Однако в рассказе существует будто два разных мира, которые отделены друг от друга только стеной. Грязному подвалу противопоставляется булочная: «…их работа была легче нашей, они получали больше нас, их кормили лучше, у них была просторная, светлая мастерская, и все они были такие чистые, здоровые — противные нам. Мы же все — какие-то желтые и серые; трое из нас болели сифилисом, некоторые — чесоткой, один был совершенно искривлен ревматизмом». Именно из булочной и пришёл тот самый солдат, который нарушит «любовную» идиллию босяков: «…солдат, ходит в атласной жилетке и при часах с золотой цепочкой…». Несмотря на внешнее превосходство перед пекарями («Красив он был, этот солдат, высокий такой, здоровый, с румяными щеками, и большие, светлые глаза его смотрели хорошо — ласково и ясно. На голове у него был надет белый, туго накрахмаленный колпак, а из-под чистого, без единого пятнышка, передника выглядывали острые носки модных, ярко вычищенных сапог»), он с ноги открывает дверь и сразу же говорит о «девочках», для которых главное, по его словам, не уважение и забота, а лишь внешний вид.
|
Пекари спорят с солдатом о том, что «Не великой силой валят елочки, а ты сосну повали...», уверенные в своём в «божке», в Тане, что она, такая чистая для них (как солнце), никогда не сможет опуститься до такого мерзкого и теперь неприятного им булочника: «Нам он почему-то был неприятен в этот раз…»
И хоть пекари и чувствовали неладное: «Мы чувствовали, что солдат задет за живое и что Тане грозит опасность», но ими овладело «жгучее, приятное нам любопытство » - в этом животном любопытстве и раскрылось настоящее отношение босяков к Тане, которая сразу стала для них уже Танькой. Они играли в игру, а ставкой в этой игре стала Таня: «Нам казалось, что мы играем в какую-то игру с чертом и ставка с нашей стороны — Таня», «В это утро мы как-то сразу и впервые почувствовали, что действительно играем большую игру, что эта проба чистоты нашего божка может уничтожить его для нас».

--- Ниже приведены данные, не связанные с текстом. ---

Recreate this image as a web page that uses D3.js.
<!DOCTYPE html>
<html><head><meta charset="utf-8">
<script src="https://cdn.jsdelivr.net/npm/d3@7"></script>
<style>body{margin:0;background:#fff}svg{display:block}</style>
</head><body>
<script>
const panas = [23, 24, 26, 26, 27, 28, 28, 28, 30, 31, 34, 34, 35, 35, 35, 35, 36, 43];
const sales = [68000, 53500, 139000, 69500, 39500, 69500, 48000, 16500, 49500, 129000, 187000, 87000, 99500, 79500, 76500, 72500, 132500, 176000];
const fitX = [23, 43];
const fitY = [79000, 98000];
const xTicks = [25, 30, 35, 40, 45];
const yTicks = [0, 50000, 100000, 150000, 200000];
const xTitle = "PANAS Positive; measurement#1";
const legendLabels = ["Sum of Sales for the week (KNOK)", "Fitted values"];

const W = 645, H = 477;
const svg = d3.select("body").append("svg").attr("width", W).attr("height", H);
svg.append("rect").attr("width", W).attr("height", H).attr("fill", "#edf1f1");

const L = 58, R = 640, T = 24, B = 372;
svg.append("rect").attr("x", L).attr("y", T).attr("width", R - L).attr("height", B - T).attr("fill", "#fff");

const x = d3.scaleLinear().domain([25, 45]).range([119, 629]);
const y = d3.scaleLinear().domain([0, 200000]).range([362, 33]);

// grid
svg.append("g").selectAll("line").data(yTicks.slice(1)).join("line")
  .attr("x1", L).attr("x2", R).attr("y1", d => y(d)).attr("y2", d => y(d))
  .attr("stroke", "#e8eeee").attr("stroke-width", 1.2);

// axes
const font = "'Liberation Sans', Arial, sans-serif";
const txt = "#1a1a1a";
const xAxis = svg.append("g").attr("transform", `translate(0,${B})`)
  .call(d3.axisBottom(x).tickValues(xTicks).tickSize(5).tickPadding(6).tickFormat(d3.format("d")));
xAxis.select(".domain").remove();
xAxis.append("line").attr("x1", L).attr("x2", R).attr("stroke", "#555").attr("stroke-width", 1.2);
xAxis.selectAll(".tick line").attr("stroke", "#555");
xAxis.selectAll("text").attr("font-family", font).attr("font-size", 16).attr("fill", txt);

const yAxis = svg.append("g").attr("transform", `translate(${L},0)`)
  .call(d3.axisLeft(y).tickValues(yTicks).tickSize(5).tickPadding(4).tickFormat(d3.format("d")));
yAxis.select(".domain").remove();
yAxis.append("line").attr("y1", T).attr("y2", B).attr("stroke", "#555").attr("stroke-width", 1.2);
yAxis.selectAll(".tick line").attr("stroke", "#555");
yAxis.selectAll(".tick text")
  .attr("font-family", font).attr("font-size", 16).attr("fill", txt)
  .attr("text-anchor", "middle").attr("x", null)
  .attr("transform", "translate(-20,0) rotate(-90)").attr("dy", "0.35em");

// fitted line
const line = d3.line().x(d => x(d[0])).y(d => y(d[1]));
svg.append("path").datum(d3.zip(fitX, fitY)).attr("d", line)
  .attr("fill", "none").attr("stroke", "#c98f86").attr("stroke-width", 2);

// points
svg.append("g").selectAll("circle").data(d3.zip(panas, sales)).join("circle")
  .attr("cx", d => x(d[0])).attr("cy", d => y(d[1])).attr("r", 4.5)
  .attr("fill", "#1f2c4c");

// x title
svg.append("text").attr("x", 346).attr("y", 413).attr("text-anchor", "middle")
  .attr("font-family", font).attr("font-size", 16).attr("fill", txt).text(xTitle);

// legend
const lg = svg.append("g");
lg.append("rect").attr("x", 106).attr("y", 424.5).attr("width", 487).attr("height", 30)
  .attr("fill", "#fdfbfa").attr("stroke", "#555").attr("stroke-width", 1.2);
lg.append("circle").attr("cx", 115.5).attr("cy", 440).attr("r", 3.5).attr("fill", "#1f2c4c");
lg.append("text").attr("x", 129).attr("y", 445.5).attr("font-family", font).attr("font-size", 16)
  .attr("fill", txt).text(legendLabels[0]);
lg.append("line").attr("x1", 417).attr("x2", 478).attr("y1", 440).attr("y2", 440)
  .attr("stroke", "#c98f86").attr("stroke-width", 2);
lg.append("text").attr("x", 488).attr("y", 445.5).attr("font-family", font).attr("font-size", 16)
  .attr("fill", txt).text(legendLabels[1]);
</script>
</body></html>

После «падения» Тани, которая была подвластна лишь своим чувствам и даже не подозревала о том, что стала объектом спора: «Глаза у нее... глаза у нее сияли радостью и счастьем, а губы — улыбались. И шла она, как во сне, пошатываясь, неверными шагами...», она не представляла для босяков уже никакой ценности. Для них чистый и недоступный для грязи сосуд, «в который мы вложили наше лучшее», был разбит, их «солнце» погасло на их глазах: «Мы окружили ее и злорадно, без удержу, ругали ее похабными словами, говорили ей бесстыдные вещи…бросали в нее грязью и ядом наших слов…мстили ей, ибо она ограбила нас. Она принадлежала нам …Как мы ее оскорбляли!...Мы смеялись, ревели, рычали...».

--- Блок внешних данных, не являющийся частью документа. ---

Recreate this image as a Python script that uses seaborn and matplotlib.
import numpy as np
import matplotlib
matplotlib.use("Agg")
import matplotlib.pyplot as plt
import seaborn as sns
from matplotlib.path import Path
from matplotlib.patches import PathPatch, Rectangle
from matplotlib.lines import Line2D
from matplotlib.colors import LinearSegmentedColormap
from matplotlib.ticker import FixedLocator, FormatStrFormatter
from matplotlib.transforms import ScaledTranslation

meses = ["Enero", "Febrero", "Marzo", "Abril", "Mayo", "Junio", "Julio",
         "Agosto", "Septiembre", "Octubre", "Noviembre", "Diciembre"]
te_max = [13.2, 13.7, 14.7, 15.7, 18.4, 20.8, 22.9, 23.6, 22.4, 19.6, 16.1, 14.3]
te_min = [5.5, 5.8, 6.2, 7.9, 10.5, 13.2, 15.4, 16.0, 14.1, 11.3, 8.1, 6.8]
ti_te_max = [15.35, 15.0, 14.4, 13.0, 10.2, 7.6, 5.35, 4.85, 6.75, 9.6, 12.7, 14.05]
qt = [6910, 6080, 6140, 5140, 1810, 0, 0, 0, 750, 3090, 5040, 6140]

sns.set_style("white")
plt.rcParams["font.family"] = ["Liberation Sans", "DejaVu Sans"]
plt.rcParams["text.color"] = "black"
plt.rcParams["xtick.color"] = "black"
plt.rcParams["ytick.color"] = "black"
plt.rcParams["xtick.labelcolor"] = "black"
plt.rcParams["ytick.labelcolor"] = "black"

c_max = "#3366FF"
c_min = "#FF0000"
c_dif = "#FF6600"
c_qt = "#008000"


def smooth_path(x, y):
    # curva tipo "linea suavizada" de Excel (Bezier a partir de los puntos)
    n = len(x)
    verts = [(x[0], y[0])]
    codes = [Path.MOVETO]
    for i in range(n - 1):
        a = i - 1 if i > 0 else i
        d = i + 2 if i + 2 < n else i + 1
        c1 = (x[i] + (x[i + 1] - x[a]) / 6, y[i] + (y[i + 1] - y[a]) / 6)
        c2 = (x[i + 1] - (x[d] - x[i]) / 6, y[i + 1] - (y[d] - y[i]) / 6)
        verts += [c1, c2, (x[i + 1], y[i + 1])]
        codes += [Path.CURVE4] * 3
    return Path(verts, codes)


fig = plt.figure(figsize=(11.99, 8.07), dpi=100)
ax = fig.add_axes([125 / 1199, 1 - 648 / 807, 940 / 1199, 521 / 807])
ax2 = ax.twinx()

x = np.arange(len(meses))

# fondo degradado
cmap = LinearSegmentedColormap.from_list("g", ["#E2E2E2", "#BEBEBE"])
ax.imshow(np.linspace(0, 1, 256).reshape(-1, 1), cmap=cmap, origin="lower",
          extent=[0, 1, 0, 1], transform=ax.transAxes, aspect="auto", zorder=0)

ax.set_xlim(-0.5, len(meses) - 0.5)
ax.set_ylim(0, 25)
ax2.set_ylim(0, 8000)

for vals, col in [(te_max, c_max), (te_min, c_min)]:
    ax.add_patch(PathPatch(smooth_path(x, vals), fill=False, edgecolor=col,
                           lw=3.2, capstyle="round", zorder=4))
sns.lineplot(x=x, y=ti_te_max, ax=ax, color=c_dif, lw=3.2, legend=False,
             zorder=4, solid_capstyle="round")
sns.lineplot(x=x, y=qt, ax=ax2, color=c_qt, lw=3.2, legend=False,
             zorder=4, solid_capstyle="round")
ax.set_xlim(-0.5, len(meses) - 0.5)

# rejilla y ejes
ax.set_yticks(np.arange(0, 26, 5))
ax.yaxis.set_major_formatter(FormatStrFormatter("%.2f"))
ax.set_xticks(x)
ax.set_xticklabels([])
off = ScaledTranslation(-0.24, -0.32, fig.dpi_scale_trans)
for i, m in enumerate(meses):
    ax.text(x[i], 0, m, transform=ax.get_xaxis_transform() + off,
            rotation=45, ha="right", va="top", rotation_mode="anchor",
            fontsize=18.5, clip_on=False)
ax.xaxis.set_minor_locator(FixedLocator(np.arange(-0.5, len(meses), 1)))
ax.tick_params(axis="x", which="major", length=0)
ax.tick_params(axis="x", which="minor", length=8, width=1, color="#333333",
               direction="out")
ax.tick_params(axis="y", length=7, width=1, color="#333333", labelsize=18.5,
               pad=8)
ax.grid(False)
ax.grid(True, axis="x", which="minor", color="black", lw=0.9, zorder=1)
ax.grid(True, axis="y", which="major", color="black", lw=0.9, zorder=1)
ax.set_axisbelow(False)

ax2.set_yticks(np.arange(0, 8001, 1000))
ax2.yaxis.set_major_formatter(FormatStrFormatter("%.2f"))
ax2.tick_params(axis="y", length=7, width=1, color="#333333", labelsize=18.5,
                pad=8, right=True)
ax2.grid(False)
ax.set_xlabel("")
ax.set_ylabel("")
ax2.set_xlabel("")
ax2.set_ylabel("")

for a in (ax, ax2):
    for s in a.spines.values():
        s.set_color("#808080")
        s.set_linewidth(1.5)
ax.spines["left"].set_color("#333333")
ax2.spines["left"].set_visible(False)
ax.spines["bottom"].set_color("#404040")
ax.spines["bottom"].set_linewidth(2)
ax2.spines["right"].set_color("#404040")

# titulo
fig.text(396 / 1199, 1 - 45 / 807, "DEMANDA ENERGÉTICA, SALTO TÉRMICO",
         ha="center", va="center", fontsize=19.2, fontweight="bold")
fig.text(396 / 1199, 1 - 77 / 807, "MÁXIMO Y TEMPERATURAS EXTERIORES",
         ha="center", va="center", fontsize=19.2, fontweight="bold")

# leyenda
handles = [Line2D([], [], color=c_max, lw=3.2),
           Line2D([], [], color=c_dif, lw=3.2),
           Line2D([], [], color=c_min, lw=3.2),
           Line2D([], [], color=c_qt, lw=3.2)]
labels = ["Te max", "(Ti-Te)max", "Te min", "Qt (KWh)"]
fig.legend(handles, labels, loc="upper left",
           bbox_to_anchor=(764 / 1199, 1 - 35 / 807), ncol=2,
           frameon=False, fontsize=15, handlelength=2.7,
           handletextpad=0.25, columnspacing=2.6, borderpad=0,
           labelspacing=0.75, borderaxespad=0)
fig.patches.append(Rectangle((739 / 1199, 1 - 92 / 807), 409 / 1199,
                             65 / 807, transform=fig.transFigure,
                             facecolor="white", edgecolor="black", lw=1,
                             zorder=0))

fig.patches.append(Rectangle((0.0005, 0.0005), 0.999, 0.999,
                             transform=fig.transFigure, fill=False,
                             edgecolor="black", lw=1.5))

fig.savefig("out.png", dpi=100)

Арестантики, как их называла Таня, относились к ней как к вещи (она принадлежала нам), вели себя как животные (ревели, рычали), показывая тем самым весь свой внутренний мир, убитый условиями их жизни, свою бесчеловечность и подлость.

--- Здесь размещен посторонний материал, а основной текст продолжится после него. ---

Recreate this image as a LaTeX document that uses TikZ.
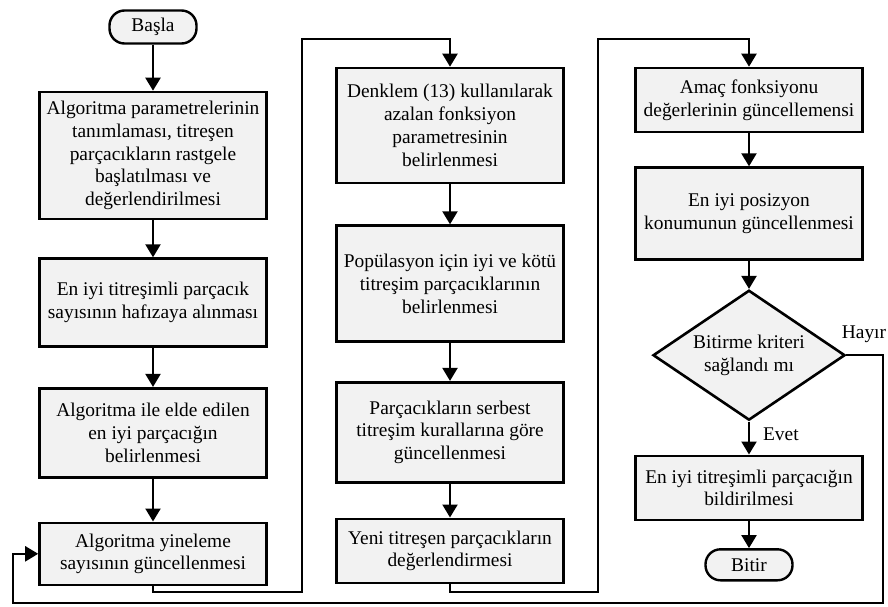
\documentclass[tikz,border=0pt]{standalone}
\usepackage{fontspec}
\setmainfont{Liberation Serif}
\usetikzlibrary{arrows.meta, positioning, shapes.geometric}
\definecolor{boxfill}{HTML}{F2F2F2}
\newcommand{\flowfont}{\fontsize{19.4}{22.8}\selectfont}
\tikzset{
  procbox/.style={
    draw=black, fill=boxfill, line width=2.6pt, align=center,
    inner sep=2pt, minimum width=227pt, minimum height=#1, font=\flowfont
  },
  procbox/.default=60pt,
  termbox/.style={
    draw=black, fill=boxfill, rounded corners=15pt, line width=2.4pt,
    minimum width=87pt, minimum height=#1, inner sep=2pt, font=\flowfont
  },
  termbox/.default=32pt,
  decbox/.style={
    diamond, draw=black, fill=boxfill, line width=2.6pt, align=center,
    aspect=1.5, inner sep=0pt, minimum width=192pt, minimum height=130pt,
    font=\flowfont
  },
  flowlbl/.style={font=\flowfont, inner sep=0pt},
  arrow/.style={-{Triangle[length=13pt,width=15pt]}, line width=2.2pt}
}

\begin{document}
\begin{tikzpicture}[x=1pt, y=-1pt]
  \useasboundingbox (0,0) rectangle (888,606);
  % first column
  \node[termbox=33pt] (basla) at (153,27) {Başla};
  \node[procbox=127pt, below=46pt of basla] (init) {Algoritma parametrelerinin\\tanımlaması, titreşen\\parçacıkların rastgele\\başlatılması ve\\değerlendirilmesi};
  \node[procbox=88pt, below=37pt of init] (memo) {En iyi titreşimli parçacık\\sayısının hafızaya alınması};
  \node[procbox=89pt, below=39pt of memo] (best) {Algoritma ile elde edilen\\en iyi parçacığın\\belirlenmesi};
  \node[procbox=62pt, below=43pt of best] (iter) {Algoritma yineleme\\sayısının güncellenmesi};
  % second column
  \node[procbox=115pt] (denklem) at (450,125.5) {Denklem (13) kullanılarak\\azalan fonksiyon\\parametresinin\\belirlenmesi};
  \node[procbox=116pt, below=40pt of denklem] (pop) {Popülasyon için iyi ve kötü\\titreşim parçacıklarının\\belirlenmesi};
  \node[procbox=100pt, below=38pt of pop] (serbest) {Parçacıkların serbest\\titreşim kurallarına göre\\güncellenmesi};
  \node[procbox=64pt, below=34pt of serbest] (yeni) {Yeni titreşen parçacıkların\\değerlendirmesi};
  % third column
  \node[procbox=64pt] (amac) at (749,100) {Amaç fonksiyonu\\değerlerinin güncellemensi};
  \node[procbox=92pt, below=33pt of amac] (pos) {En iyi posizyon\\konumunun güncellenmesi};
  \node[decbox, below=28pt of pos] (dec) {Bitirme kriteri\\sağlandı mı};
  \node[procbox=64pt, below=33pt of dec] (report) {En iyi titreşimli parçacığın\\bildirilmesi};
  \node[termbox=31pt, below=27pt of report] (bitir) {Bitir};
  \node[flowlbl] (hayir) at (864,334) {Hayır};

  % bends of the long connectors
  \coordinate (dropA) at (302,592);
  \coordinate (riseA) at (302,39);
  \coordinate (dropB) at (598,592);
  \coordinate (riseB) at (598,39);
  \coordinate (backR) at (883,603);
  \coordinate (backL) at (13,603);

  \draw[arrow] (basla) -- (init);
  \draw[arrow] (init) -- (memo);
  \draw[arrow] (memo) -- (best);
  \draw[arrow] (best) -- (iter);
  \draw[arrow] (iter.south) |- (dropA) -- (riseA) -| (denklem.north);
  \draw[arrow] (denklem) -- (pop);
  \draw[arrow] (pop) -- (serbest);
  \draw[arrow] (serbest) -- (yeni);
  \draw[arrow] (yeni.south) |- (dropB) -- (riseB) -| (amac.north);
  \draw[arrow] (amac) -- (pos);
  \draw[arrow] (pos) -- (dec);
  \draw[arrow] (dec) -- node[flowlbl, pos=0.4, right=13pt] {Evet} (report);
  \draw[arrow] (report) -- (bitir);
  \draw[arrow] (dec.east) -| (backR) -- (backL) |- (iter.west);
\end{tikzpicture}
\end{document}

Пала ли Таня на самом деле? Конечно же нет. Ей двигали настоящие и искренние чувства, в которых она была уверенна, она была счастлива: ««Глаза у нее... глаза у нее сияли радостью и счастьем, а губы — улыбались. И шла она, как во сне, пошатываясь, неверными шагами...». Её превосходство над босяками было уже показано в самом начале, ведь она всегда стояла на четыре ступени над ними и смотрела на них «сверху вниз» (в отличие от солдата, который спустился к пекарям на один уровень). Таня понимает, что такое отношение к ней вызвано теми условиями жизни, в которых живут босяки: «— Ах вы, арестанты несчастные!..», но ее отношение к их поступку выражено в словах «— Ах вы, сво-олочь... га-ады..» - какими на самом деле и являлись всегда с улыбкой и добрым взглядом встречающие ее «мы». Не случайно, что они жили в подвальном помещении, а она сразу была выше их – на втором этаже, над ними – не только физически, но внутренне.
Таня ушла: «И — ушла, прямая, красивая, гордая», а падшие арестанты были вынуждены вернуться во всю ту грязь, которая является олицетворением их внутреннего мира – без солнца, без надежды на будущее: «Мы же остались среди двора, в грязи, под дождем и серым небом без солнца...Потом и мы молча ушли в свою сырую каменную яму. Как раньше — солнце никогда не заглядывало к нам в окна, и Таня не приходила больше никогда!..».
Таким образом, в данном рассказе Горький показывает совсем иное отношение к босякам, чем ранее. Если, например, Челкашом он восхищается, то здесь, обобщая образ босяка в 26 арестантиках, он показывает то, что в них не осталось ничего человечного, сравнивает их уже не с птицами, а с животными, которые ревут и рычат, и машинами, которые лишь механически «двигают руками и пальцами». В рассказе уже почти не остается ничего романтического – нет ни образа моря, являющегося олицетворением свободы (здесь свобода ограничена решётками на окнах и хозяином, который не разрешает выходить в город и т.д.), ни романтических сравнений – это описание тех реалий жизни, которые пришлось когда-то пережить самому Горькому.